There are many ways to reduce the file size of an image. Many of you will have compression options already installed on your computer as part of Microsoft Outlook or Office. Any photo editing program will be able to these actions – including the software that came with your digital camera. If necessary there are free tools you can download.

Before we start lets get some definitions settled. It can get confusing because when you see talk about ‘size’ sometimes it means the dimensions of an image 640×480 pixels, 6×10″ etc OR is can mean the file size of the image (1MB, 4.4MB etc). We’re going to be consistent through this article, though that doesn’t mean other publications (even in Office Watch) will use the same terminology.

For our purposes:

Dimension‘ means the height and width of an image.

Size‘ means the file size of the image.


Reduce with Outlook

Recent versions of Outlook have a quick and easy way to reduce the file size of an image to be emailed without changing the original photo.

Go to the image/s you want to send in Windows Explorer, right-click on one or more images and choose Send To | Mail Recipient.

You’ll see an option pop-up that offers to make all the pictures smaller or keep the original sizes. Click on ‘Show more options’ to see the choices of dimension ‘Small’ 640×480, Medium 800×600 or Large 1024×768.

When you click OK a copy of the image has the dimensions reduced and then added to an email message as an attachment. The file name is the same as the original, but the size will be smaller. From that point it’s just like any other email, add the text you want just like any other email then click Send.


Reduce with other programs

Even if you don’t use Outlook there are tools in recent versions of Office and any other photo editing program that will help you reduce the file size of an image.

Whenever you edit an image be careful NOT to overwrite your full size / quality original file. It’s easily done so make sure you have a backup of all your pictures.

The Microsoft Picture Editor comes with Office 2003 and has a basic set of tools that you can use to shrink an image.

Right-click on an image and choose Open with … Microsoft Office Picture Manager. Or open the program then open the image. The first thing you should do is File | Save As so you know you’re working on a copy of the file not the original.

There are three features you can use to reduce the size of an image – all under the Picture menu:



  • Crop
    this lets you remove unwanted elements from the sides of an image.

  • Re-size
    use this to change the dimensions of an image to a smaller form. You can change the image to a pre-defined size, a set height/width or as a 50% of the original. It’s best to retain the proportions of the original (otherwise you can get some screwy looking people and objects) so I usually stick with the ‘Percentage of original’ option.

  • Compress
    this is a combination of reducing the image quality and forcing a re-size of the image to a pre-defined size. It’s good for a quick job but best avoided if you want to have more control over the result.

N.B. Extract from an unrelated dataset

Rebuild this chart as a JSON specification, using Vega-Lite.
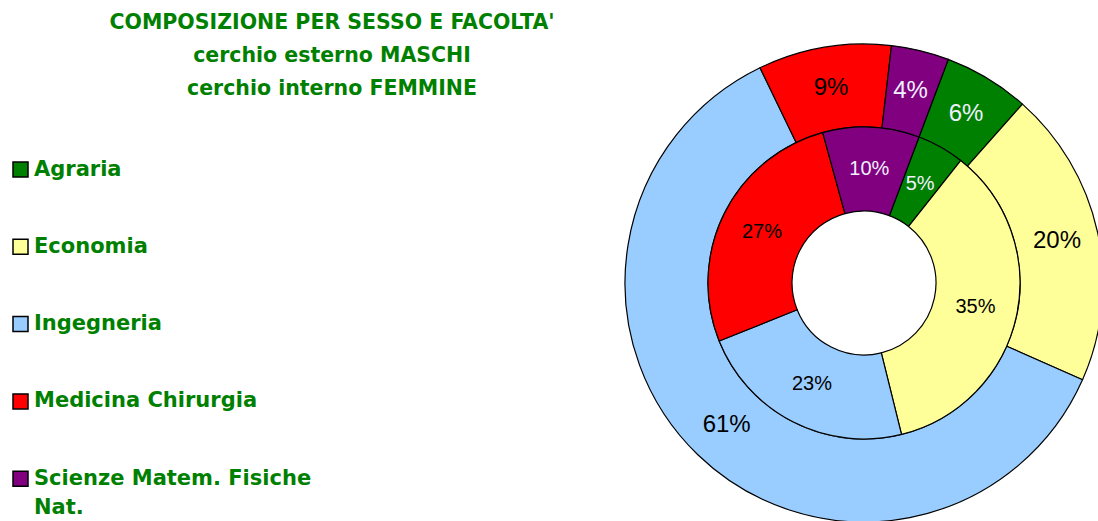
{
  "$schema": "https://vega.github.io/schema/vega-lite/v6.json",
  "autosize": {"type": "none"},
  "width": 468,
  "height": 476,
  "padding": {"left": 630, "top": 45, "right": 0, "bottom": 0},
  "background": "white",
  "title": {
    "text": ["COMPOSIZIONE PER SESSO E FACOLTA'", "cerchio esterno MASCHI", "cerchio interno FEMMINE"],
    "anchor": "start",
    "align": "center",
    "frame": "group",
    "orient": "top",
    "dx": -298,
    "dy": 58,
    "offset": 0,
    "font": "DejaVu Sans",
    "fontSize": 20.5,
    "fontWeight": "bold",
    "color": "#008000",
    "lineHeight": 33
  },
  "data": {
    "values": [
      {"sesso": "M", "facolta": "Agraria", "pct": 5.8, "label": "6%"},
      {"sesso": "M", "facolta": "Economia", "pct": 20.1, "label": "20%"},
      {"sesso": "M", "facolta": "Ingegneria", "pct": 61.2, "label": "61%"},
      {"sesso": "M", "facolta": "Medicina Chirurgia", "pct": 9.0, "label": "9%"},
      {"sesso": "M", "facolta": "Scienze Matem. Fisiche Nat.", "pct": 3.9, "label": "4%"},
      {"sesso": "F", "facolta": "Agraria", "pct": 4.9, "label": "5%"},
      {"sesso": "F", "facolta": "Economia", "pct": 35.5, "label": "35%"},
      {"sesso": "F", "facolta": "Ingegneria", "pct": 22.8, "label": "23%"},
      {"sesso": "F", "facolta": "Medicina Chirurgia", "pct": 26.8, "label": "27%"},
      {"sesso": "F", "facolta": "Scienze Matem. Fisiche Nat.", "pct": 10.0, "label": "10%"}
    ]
  },
  "encoding": {
    "theta": {
      "field": "pct",
      "type": "quantitative",
      "stack": true,
      "scale": {"domain": [0, 100], "range": [0.3604, 6.6436]}
    },
    "order": {"field": "facolta", "type": "nominal", "sort": "ascending"}
  },
  "layer": [
    {
      "transform": [{"filter": "datum.sesso == 'M'"}],
      "mark": {"type": "arc", "radius": 239, "radius2": 156, "stroke": "black", "strokeWidth": 1.2},
      "encoding": {
        "color": {
          "field": "facolta",
          "type": "nominal",
          "scale": {
            "domain": ["Agraria", "Economia", "Ingegneria", "Medicina Chirurgia", "Scienze Matem. Fisiche Nat."],
            "range": ["#008000", "#FFFF99", "#99CCFF", "#FF0000", "#800080"]
          },
          "legend": {
            "title": null,
            "orient": "none",
            "legendX": -620,
            "legendY": 114,
            "direction": "vertical",
            "padding": 0,
            "symbolType": "square",
            "symbolSize": 225,
            "symbolStrokeColor": "black",
            "symbolStrokeWidth": 1.5,
            "labelFont": "DejaVu Sans",
            "labelFontSize": 21,
            "labelFontWeight": "bold",
            "labelColor": "#008000",
            "labelOffset": 3,
            "labelLimit": 400,
            "rowPadding": 55.3,
            "labelExpr": "datum.label == 'Scienze Matem. Fisiche Nat.' ? ['Scienze Matem. Fisiche', 'Nat.'] : datum.label",
            "encode": {
              "labels": {"update": {"lineHeight": {"value": 29}}}
            }
          }
        }
      }
    },
    {
      "transform": [{"filter": "datum.sesso == 'F'"}],
      "mark": {"type": "arc", "radius": 156, "radius2": 72, "stroke": "black", "strokeWidth": 1.2},
      "encoding": {
        "color": {"field": "facolta", "type": "nominal"}
      }
    },
    {
      "transform": [{"filter": "datum.sesso == 'M'"}],
      "mark": {"type": "text", "radius": 197.5, "font": "Liberation Sans", "fontSize": 24},
      "encoding": {
        "text": {"field": "label"},
        "fill": {
          "condition": {"test": "datum.facolta == 'Agraria' || datum.facolta == 'Scienze Matem. Fisiche Nat.'", "value": "#f0f0ff"},
          "value": "black"
        }
      }
    },
    {
      "transform": [{"filter": "datum.sesso == 'F'"}],
      "mark": {"type": "text", "radius": 114, "font": "Liberation Sans", "fontSize": 20},
      "encoding": {
        "text": {"field": "label"},
        "fill": {
          "condition": {"test": "datum.facolta == 'Agraria' || datum.facolta == 'Scienze Matem. Fisiche Nat.'", "value": "#f0f0ff"},
          "value": "black"
        }
      }
    }
  ]
}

The fourth option is File | Export which lets you save a copy of the image and change the JPG quality settings to a lower standard – this will reduce the file size.

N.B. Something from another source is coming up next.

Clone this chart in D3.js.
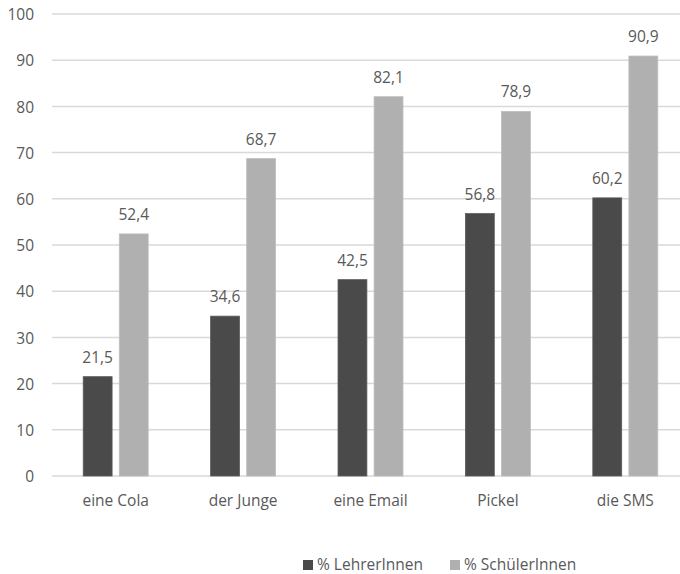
<!DOCTYPE html>
<html>
<head>
<meta charset="utf-8">
<script src="https://cdn.jsdelivr.net/npm/d3@7"></script>
<style>
  html, body { margin: 0; padding: 0; background: #fff; }
  svg { display: block; }
  text { font-family: "Open Sans", sans-serif; font-size: 15.5px; fill: #595959; }
</style>
</head>
<body>
<svg id="chart" width="680" height="574"></svg>
<script>
const categories = ["eine Cola", "der Junge", "eine Email", "Pickel", "die SMS"];
const seriesNames = ["% LehrerInnen", "% SchülerInnen"];
const lehrer = [21.5, 34.6, 42.5, 56.8, 60.2];
const schueler = [52.4, 68.7, 82.1, 78.9, 90.9];
const yTicks = [0, 10, 20, 30, 40, 50, 60, 70, 80, 90, 100];
const colors = ["#4a4a4a", "#b0b0b0"];

const seriesValues = [lehrer, schueler];
const svg = d3.select("#chart");

const x0 = d3.scaleBand().domain(categories).range([52, 689]).paddingInner(0.49).paddingOuter(0.245);
const x1 = d3.scaleBand().domain(seriesNames).range([0, x0.bandwidth()]).paddingInner(0.2);
const y = d3.scaleLinear().domain([0, 100]).range([476, 14]);

// gridlines
svg.append("g").selectAll("line").data(yTicks).join("line")
  .attr("x1", 52).attr("x2", 689)
  .attr("y1", d => y(d)).attr("y2", d => y(d))
  .attr("stroke", "#d9d9d9").attr("stroke-width", 1.5);

// y axis labels
const yAxis = d3.axisLeft(y).tickValues(yTicks).tickSize(0).tickPadding(0).tickFormat(d3.format("d"));
const ya = svg.append("g").attr("transform", "translate(34,0)").call(yAxis);
ya.select(".domain").remove();
ya.selectAll("text").attr("dy", null).attr("y", 5.6).attr("x", 0)
  .style("font-family", '"Open Sans", sans-serif').style("font-size", "15.5px").attr("fill", "#595959");

// bars
const fmt = v => String(v).replace(".", ",");
categories.forEach((c, i) => {
  const g = svg.append("g").attr("transform", `translate(${x0(c)},0)`);
  seriesNames.forEach((s, j) => {
    const v = seriesValues[j][i];
    g.append("rect")
      .attr("x", x1(s)).attr("width", x1.bandwidth())
      .attr("y", y(v)).attr("height", y(0) - y(v))
      .attr("fill", colors[j])
      .attr("stroke", j === 0 ? "#5a5a5a" : "#bdbdbd").attr("stroke-width", 0.8);
    g.append("text")
      .attr("x", x1(s) + x1.bandwidth() / 2)
      .attr("y", y(v) - 14)
      .attr("text-anchor", "middle")
      .text(fmt(v));
  });
});

// x axis labels
const xAxis = d3.axisBottom(x0).tickSize(0).tickPadding(0);
const xa = svg.append("g").attr("transform", "translate(0,506)").call(xAxis);
xa.select(".domain").remove();
xa.selectAll("text").attr("dy", null).attr("y", 0)
  .style("font-family", '"Open Sans", sans-serif').style("font-size", "15.5px").attr("fill", "#595959");

// legend
const legendX = [303, 450];
seriesNames.forEach((s, j) => {
  svg.append("rect").attr("x", legendX[j]).attr("y", 560).attr("width", 10).attr("height", 10).attr("fill", colors[j]);
  svg.append("text").attr("x", legendX[j] + 14).attr("y", 570).text(s);
});
</script>
</body>
</html>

Any other photo editing program will have these options, possibly under different names and with varying options.

However you do it, the final result is a copy of your original photo but in a smaller file size. Use this copy to email off. You can also use a smaller version of a photo to put onto a portable device (Video iPod, Pocket PC etc) without taking up as much space.


Writing and editing in Word

You can write your email as a Microsoft Word document then copy it to an email. Or make the message in Outlook using Word as your email editor.

Within Word there are options to crop, re-size and compress images.


Converting to JPG

In all the above we’ve assumed that the original photos are JPG format, which is the most common used by digital cameras. If you have TIF or RAW images you can use ‘Save As’ or ‘Export’ features in photo editing software to convert to the much smaller JPG format.